Deane didn’t stop there. He also proposed a continuing dialogue with Soviet leadership, but one based on a realistic and culturally sensitive relationship. Having negotiated with the Russians for more than two years, Deane knew that you had to be tough, you had to demand a quid pro quo, you couldn’t make concessions with the expectation of accumulating good will. None of this was peculiar to the Communist mindset; it had always been necessary when dealing with Russia.

Finally, Deane recognized that the more interface between the United States and the average Russian, the more we would weaken the Soviet leadership’s hold over the Russian mind. Exposure to everything from US consumer goods to educational programs to citizen exchanges all would have the effect of weakening Communism.

Tragically, Deane wasn’t listened to.
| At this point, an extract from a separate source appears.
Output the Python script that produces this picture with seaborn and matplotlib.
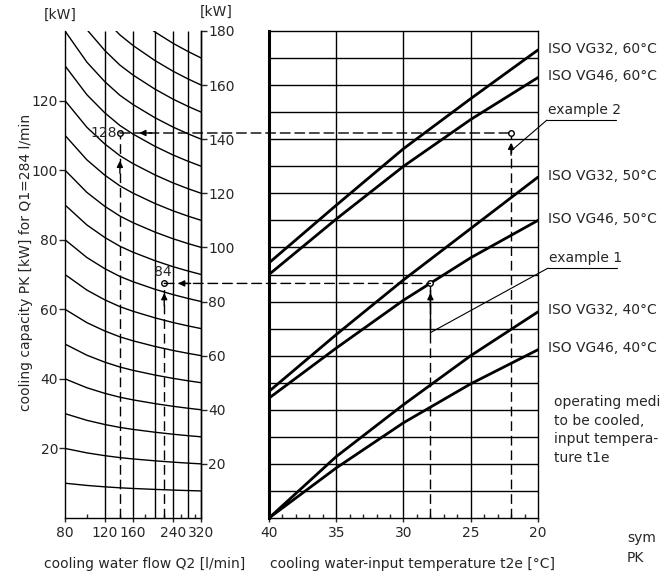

Only the first leg of his strategy – containment – was implemented (and he wasn’t even credited with that).Instead of a sort of Warm Peace we could have had, we had the Cold War, the Bay of Pigs, Vietnam, 25 years in which the fabric of America and the Free World was strained to the breaking point. It wasn’t until Richard Nixon that the third leg of Deane’s strategy was implemented with Pepsi and blue jeans reaching Moscow and détente becoming the buzz word du jour. It wasn’t until Ronald Reagan replaced Western style diplomacy with tough negotiations and a demand for quid pro quo that the second and final leg of Deane’s three part strategy was initiated. The Soviet Union toppled within the decade.

Today, Deane has been forgotten. No one in academia is thinking about how to employ the desires and aspirations of foreign populations in a way that would undermine those who seek to hurt us. The US is no longer the industrial powerhouse it was when it won World War II. It is no longer a unified country with shared goals and common ideals. All we have is our highest aspirations, but that is all we need. It is possible to use the population of hostile governments the way a black belt in judo uses his opponent’s bulk to his own advantage. But among Western intellectuals, there is no one trying to figure out the moves.

If we are to thrive in the next century, someone will have to start thinking it through. Where is the General Deane of the 21st Century?